How Do You Define the Outback?
We have asked people along the way how we’ll know we are in the “outback” and nobody has provided us with anything like a clear definition. The other day one chap said “Well, it’s not an exact science is it mate? It’s where the bitumen ends and nobody lives unless that have to”. The last part of the answer clearly had a racist overtone; only indigenous aboriginal people (blackfellas) “have to” live there. But the young lady running the William Creek Hotel also said it was for people “who couldn’t function in cities”; misfits who find their way here like her, “home is my car really, and I’ll move on when it gets too hot”. That day is approaching fast.
One thing is certain, if the outback is a physical definition, we are clearly in it now. We left the beauty of the hills and creeks and gum trees in the Flinders Ranges and headed north to Marree and along the Oodnadatta Track to William Creek, along the southern edge of Lake Eyre; the lowest point in Australia where the rains from Queensland come a thousand miles to evaporate and die.

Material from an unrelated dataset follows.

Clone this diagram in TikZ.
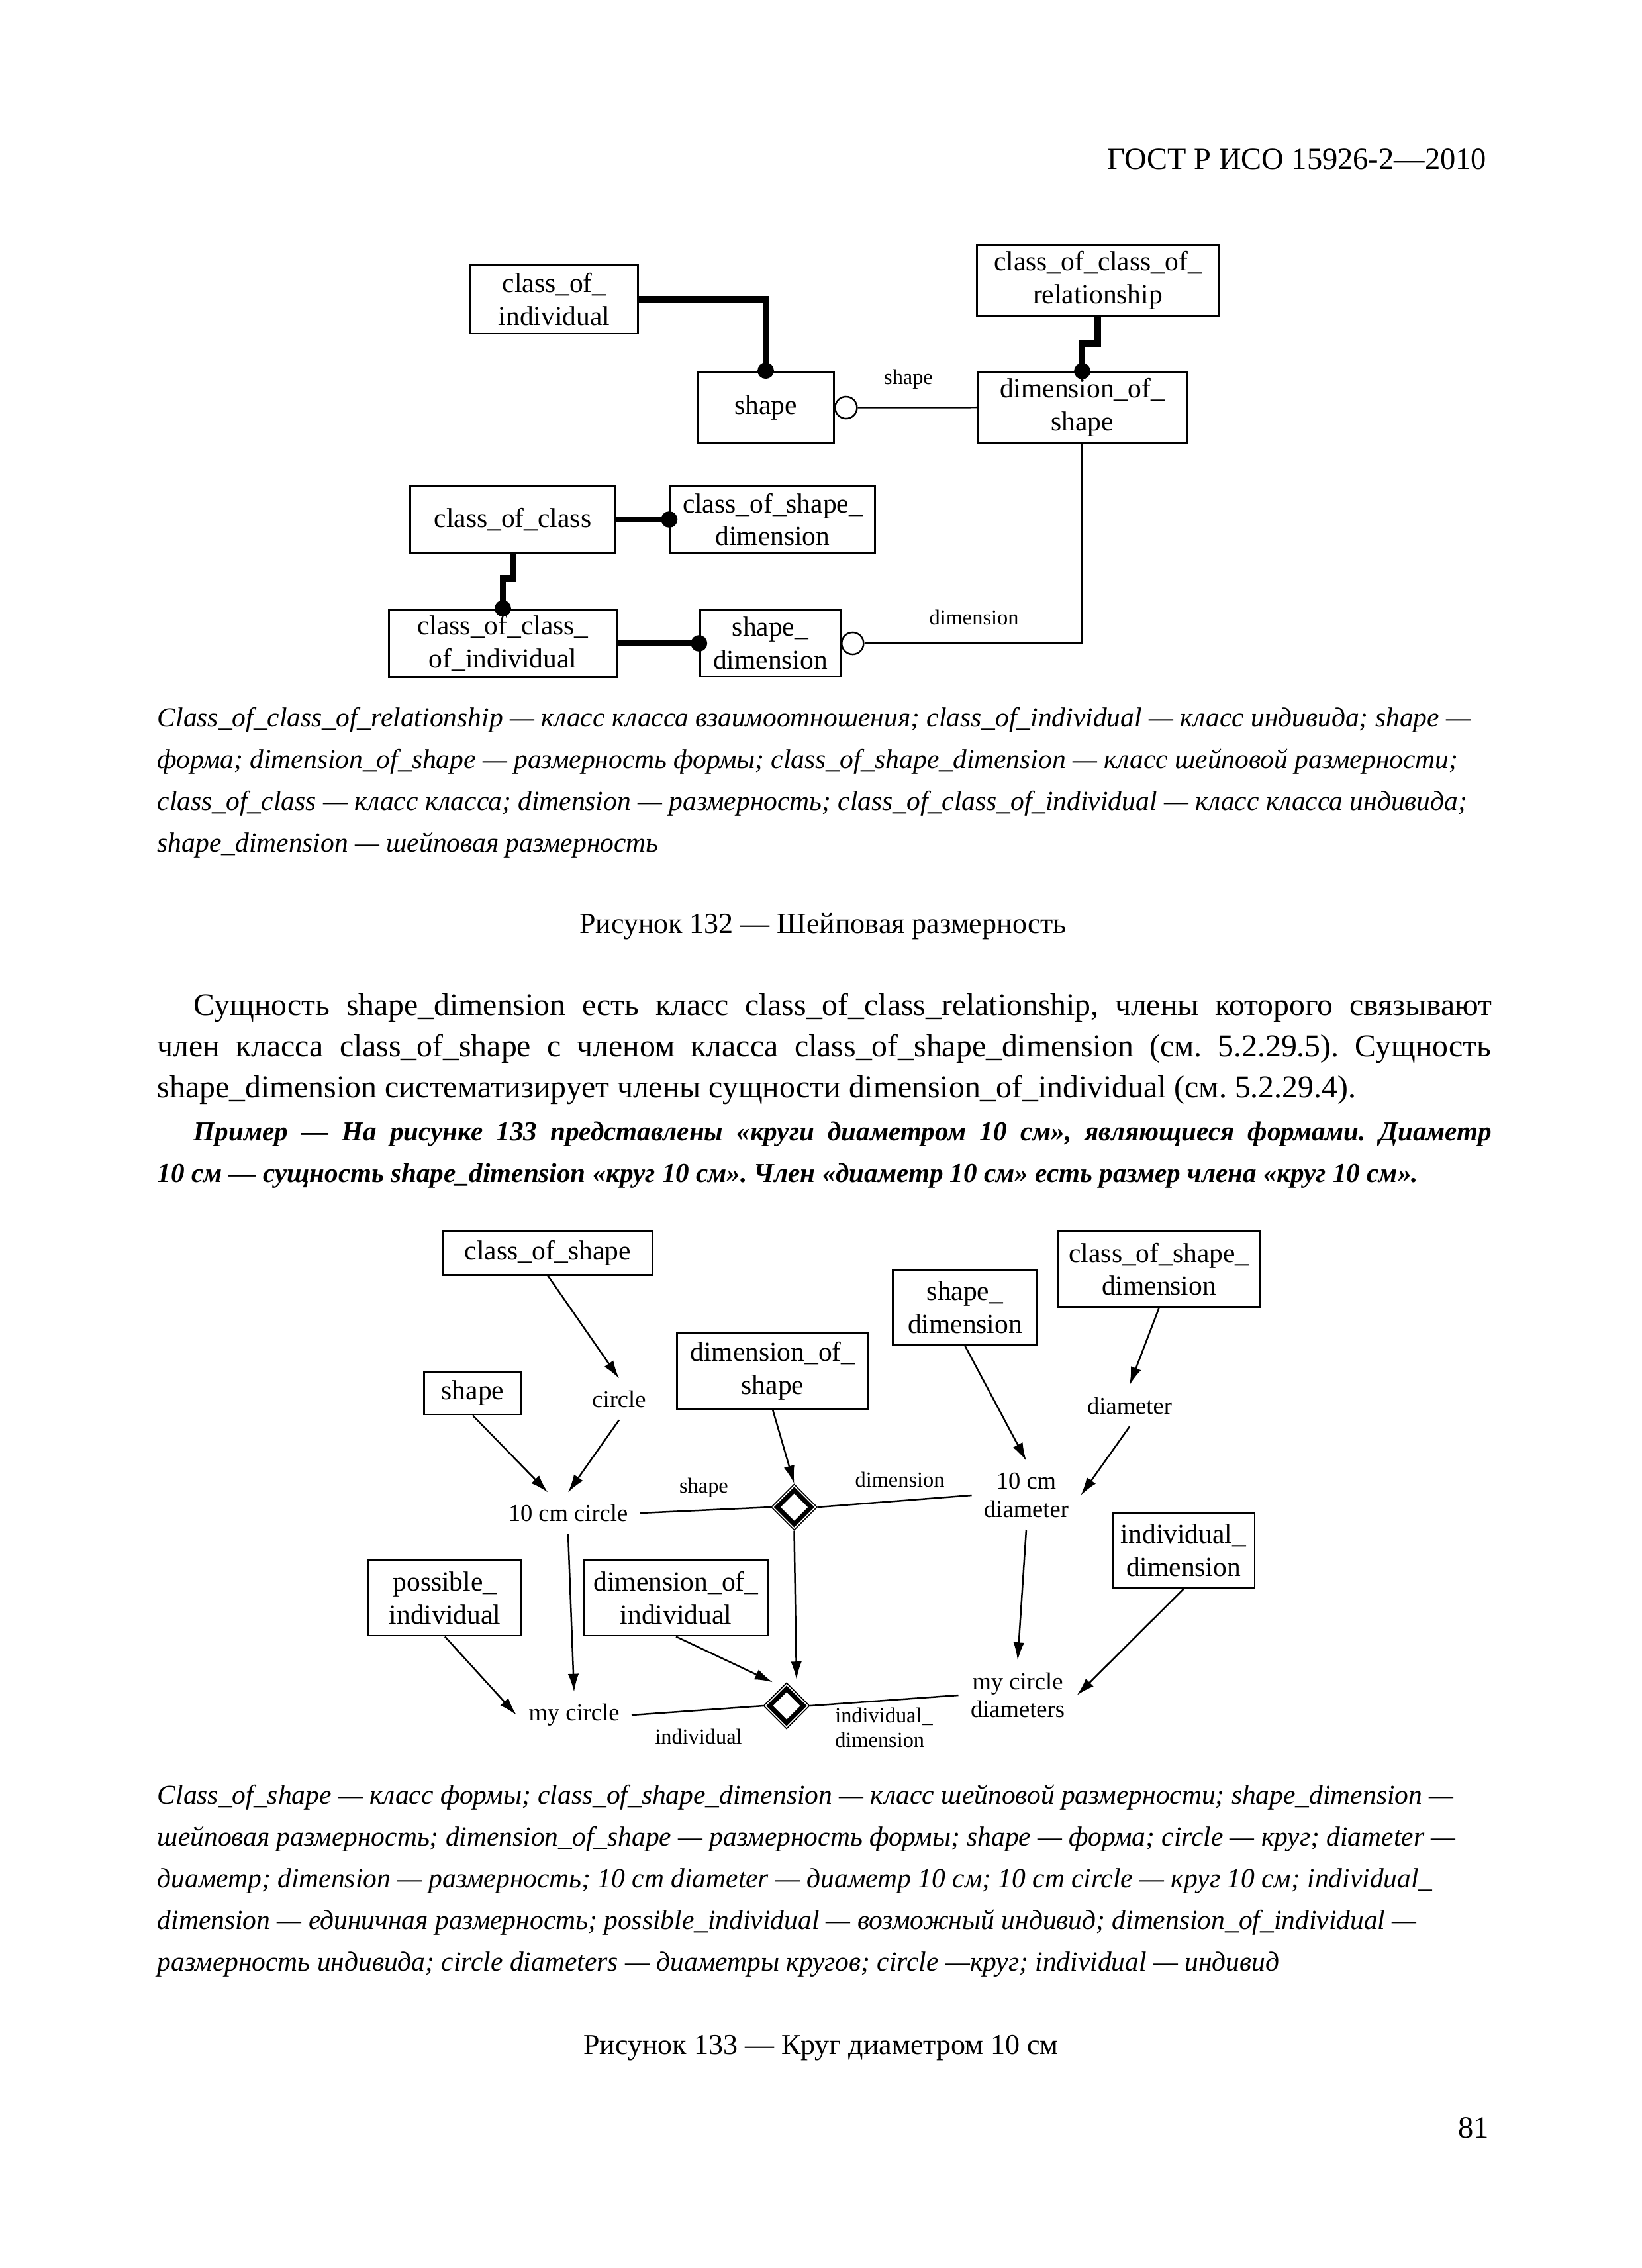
\documentclass[tikz,border=0pt]{standalone}
\usepackage{fontspec}
\setmainfont{Liberation Serif}
\usetikzlibrary{arrows.meta,shapes.geometric,calc}
\frenchspacing
\def\dotat(#1){\fill (#1) circle (1.05mm);}
\newlength\fullw \setlength\fullw{17.06cm}
\newlength\indw \setlength\indw{16.6cm}
\tikzset{
	box/.style={draw, line width=0.7pt, align=center, inner sep=0pt, font=\fontsize{10}{12}\selectfont},
	lbl/.style={inner sep=1.5mm, align=center, font=\fontsize{8.8}{10.2}\selectfont},
	rlbl/.style={inner sep=0pt, align=left, font=\fontsize{7.8}{9}\selectfont},
	thk/.style={line width=2.2pt},
	thn/.style={line width=0.6pt},
	arr/.style={line width=0.6pt, -{Latex[length=2.3mm,width=1.4mm]}},
	ring/.style={circle, draw, line width=0.6pt, minimum size=2.8mm, inner sep=0pt, fill=white},
	dia/.style={diamond, draw, line width=0.4pt, minimum size=5.9mm, inner sep=0pt, fill=white},
	diain/.style={diamond, draw, line width=1.7pt, minimum size=4.6mm, inner sep=0pt},
	txt/.style={inner sep=0pt, anchor=mid west},
	legend/.style={txt, font=\fontsize{10}{12}\selectfont\itshape},
	body/.style={txt, font=\fontsize{11.5}{14}\selectfont},
	expl/.style={txt, font=\fontsize{9.9}{12}\selectfont\bfseries\itshape},
	figcap/.style={inner sep=0pt, anchor=mid, font=\fontsize{10.6}{13}\selectfont},
}

\begin{document}
\begin{tikzpicture}[x=0.0084677cm, y=-0.0084677cm]
			%%%%% PAGE %%%%%
			\fill[white] (0,0) rectangle (2480,3425);
			\useasboundingbox (0,0) rectangle (2480,3425);
			
			\node[txt, anchor=mid east, font=\fontsize{11.2}{13}\selectfont] (hdr) at (2246,246) {ГОСТ Р ИСО 15926-2—2010};
			\node[txt, anchor=mid east, font=\fontsize{11.2}{13}\selectfont] (pgno) at (2250,3219) {81};
			
			%%%%% FIGURE 132 %%%%%
			\node[box, minimum width=21.5mm, minimum height=8.8mm] (coi) at (837,452) {class\_of\_\\individual};
			\node[box, minimum width=30.9mm, minimum height=9.06mm] (cocr) at (1658,423.5) {class\_of\_class\_of\_\\relationship};
			\node[box, minimum width=17.5mm, minimum height=9.2mm] (shp) at (1156.5,615.5) {shape};
			\node[box, minimum width=26.7mm, minimum height=9mm] (dos) at (1634.5,615) {dimension\_of\_\\shape};
			\node[box, minimum width=26.2mm, minimum height=8.4mm] (coc) at (774.5,784.5) {class\_of\_class};
			\node[box, minimum width=26.2mm, minimum height=8.4mm] (cosd) at (1167,784.5) {class\_of\_shape\_\\dimension};
			\node[box, minimum width=29.2mm, minimum height=8.7mm] (coci) at (759.5,971.5) {class\_of\_class\_\\of\_individual};
			\node[box, minimum width=18mm, minimum height=8.55mm] (sdim) at (1163.5,971.5) {shape\_\\dimension};
			
			\draw[thk] (coi.east) -| (shp.north);
			\dotat(shp.north)
			\coordinate (jog1) at (1658,519);
			\draw[thk] (cocr.south) -- (jog1) -| (dos.north);
			\dotat(dos.north)
			
			\node[ring] (shring) at ([xshift=1.4mm]shp.east) {};
			\draw[thn] (shring) -- (dos);
			\node[rlbl] (lshp) at (1372,573) {shape};
			
			\node[ring] (sdring) at ([xshift=1.4mm]sdim.east) {};
			\draw[thn] (dos.south) |- (sdring);
			\node[rlbl] (ldim) at (1471,932) {dimension};
			
			\draw[thk] (coc.east) -- (cosd.west);
			\dotat(cosd.west)
			\coordinate (jog2) at (774.5,874);
			\draw[thk] (coc.south) -- (jog2) -| (coci.north);
			\dotat(coci.north)
			\draw[thk] (coci.east) -- (sdim.west);
			\dotat(sdim.west)
			
			%%%%% LEGEND 132 %%%%%
			\node[legend] (lga) at (237,1088) {Class\_of\_class\_of\_relationship — класс класса взаимоотношения; class\_of\_individual — класс индивида; shape —};
			\node[legend] (lgb) at (237,1151) {форма; dimension\_of\_shape — размерность формы; class\_of\_shape\_dimension — класс шейповой размерности;};
			\node[legend] (lgc) at (237,1214) {class\_of\_class — класс класса; dimension — размерность; class\_of\_class\_of\_individual — класс класса индивида;};
			\node[legend] (lgd) at (237,1277) {shape\_dimension — шейповая размерность};
			\node[figcap] (fig132) at (1243,1400) {Рисунок 132 — Шейповая размерность};
			
			%%%%% TEXT %%%%%
			\node[body] (bda) at (292,1524) {\hbox to \indw{Сущность shape\_dimension есть класс class\_of\_class\_relationship, члены которого связывают}};
			\node[body] (bdb) at (237,1586) {\hbox to \fullw{член класса class\_of\_shape с членом класса class\_of\_shape\_dimension (см. 5.2.29.5). Сущность}};
			\node[body] (bdc) at (237,1648) {shape\_dimension систематизирует члены сущности dimension\_of\_individual (см. 5.2.29.4).};
			\node[expl] (exa) at (292,1713) {\hbox to \indw{Пример — На рисунке 133 представлены «круги диаметром 10 см», являющиеся формами. Диаметр}};
			\node[expl] (exb) at (237,1776) {10 см — сущность shape\_dimension «круг 10 см». Член «диаметр 10 см» есть размер члена «круг 10 см».};
			
			%%%%% FIGURE 133 %%%%%
			\node[box, minimum width=26.7mm, minimum height=5.6mm] (cos) at (827.5,1892) {class\_of\_shape};
			\node[box, minimum width=24.4mm, minimum height=9.6mm] (dosb) at (1167,2070.5) {dimension\_of\_\\shape};
			\node[box, minimum width=18.5mm, minimum height=9.65mm] (sdb) at (1457.5,1974) {shape\_\\dimension};
			\node[box, minimum width=25.8mm, minimum height=9.7mm] (cosdb) at (1750.5,1916.5) {class\_of\_shape\_\\dimension};
			\node[box, minimum width=12.4mm, minimum height=5.5mm] (shpb) at (714,2103.5) {shape};
			\node[box, minimum width=19.5mm, minimum height=9.65mm] (posi) at (672,2413) {possible\_\\individual};
			\node[box, minimum width=23.4mm, minimum height=9.65mm] (doi) at (1021,2413) {dimension\_of\_\\individual};
			\node[box, minimum width=18.2mm, minimum height=9.6mm] (idim) at (1787.5,2341.5) {individual\_\\dimension};
			
			\node[lbl] (circ) at (935,2113) {circle};
			\node[lbl] (c10) at (858,2285) {10 cm circle};
			\node[lbl] (diam) at (1706,2123) {diameter};
			\node[lbl] (d10) at (1550,2258) {10 cm\\diameter};
			\node[lbl] (myc) at (867,2590) {my circle};
			\node[lbl] (mycd) at (1537,2560) {my circle\\diameters};
			
			\node[dia] (dia1) at (1199.5,2276) {};
			\node[diain] (dia1in) at (dia1) {};
			\node[dia] (dia2) at (1188,2576) {};
			\node[diain] (dia2in) at (dia2) {};
			
			\draw[arr] (cos.south) -- (circ.north);
			\draw[arr] (shpb.south) -- (c10);
			\draw[arr] (circ.south) -- (c10.north);
			\draw[arr] (c10.south) -- (myc.north);
			\draw[arr] (dosb.south) -- (dia1.north);
			\draw[arr] (sdb.south) -- (d10.north);
			\draw[arr] (cosdb.south) -- (diam.north);
			\draw[arr] (diam.south) -- (d10.east);
			\draw[arr] (d10.south) -- (mycd.north);
			\draw[arr] (posi.south) -- (myc.west);
			\draw[arr] (doi.south) -- ($(dia2.north)+(-21,0)$);
			\draw[arr] (dia1.south) -- ($(dia2.north)+(15,-4)$);
			\draw[arr] (idim.south) -- (mycd.east);
			
			\draw[thn] (c10.east) -- (dia1.west);
			\draw[thn] (dia1.east) -- (d10.west);
			\draw[thn] (myc.east) -- (dia2.west);
			\draw[thn] (dia2.east) -- (mycd.west);
			
			\node[rlbl] (lsh) at (1063,2247) {shape};
			\node[rlbl] (ldm) at (1359,2234) {dimension};
			\node[rlbl] (lind) at (1055,2622) {individual};
			\node[rlbl] (lidm) at (1335,2609) {individual\_\\dimension};
			
			%%%%% LEGEND 133 %%%%%
			\node[legend] (lge) at (237,2715) {Class\_of\_shape — класс формы; class\_of\_shape\_dimension — класс шейповой размерности; shape\_dimension —};
			\node[legend] (lgf) at (237,2778) {шейповая размерность; dimension\_of\_shape — размерность формы; shape — форма; circle — круг; diameter —};
			\node[legend] (lgg) at (237,2841) {диаметр; dimension — размерность; 10 cm diameter — диаметр 10 см; 10 cm circle — круг 10 см; individual\_};
			\node[legend] (lgh) at (237,2904) {dimension — единичная размерность; possible\_individual — возможный индивид; dimension\_of\_individual —};
			\node[legend] (lgi) at (237,2967) {размерность индивида; circle diameters — диаметры кругов; circle —круг; individual — индивид};
			\node[figcap] (fig133) at (1240,3093) {Рисунок 133 — Круг диаметром 10 см};
			%%%%% END %%%%%
\end{tikzpicture}
\end{document}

Marree is the turn off to the Birdsville Track and was once a settlement for Afghans who came to run the camel trains. We met a few locals at lunch and one claimed he had Afghan blood. There are the remains of an old mosque and there is a camel festival and race every year.
The Oodnadatta Track is more or less the route of the old railway line and the Overland Telegraph Line to Darwin that was surveyed by the explorer John McDouall Stuart in 1861, and has been a major aboriginal trade and dreaming route for millennia. Coming north to Marree out of the Flinders the vegetation disappears and, leaving Marree, you step into a whole nother world of emptiness; occasional glimpses of Lake Eyre which was wet for a couple of months this year but is now a glimmering white sheet of salt. In 1964 Malcolm Campbell came here to Madigan Gulf and ran Bluebird across the salt at 403 mph for a new land speed record. These efforts are now on more accessible lake beds. From here it is nothing followed by nothing by nothing for 200km to William Creek.
William Creek is in the middle of the Anna Creek Station, the world’s largest working cattle station. This station is over 9,000 square miles (7 million acres) with around 18,000 cattle in a good year but in drought conditions we have not seen a single creature but flocks of parakeets.
We feel like we have arrived in the middle of the country but we are not even close – it is still another 1,000 Km to Uluru (Ayer’s Rock) and we are not going that far.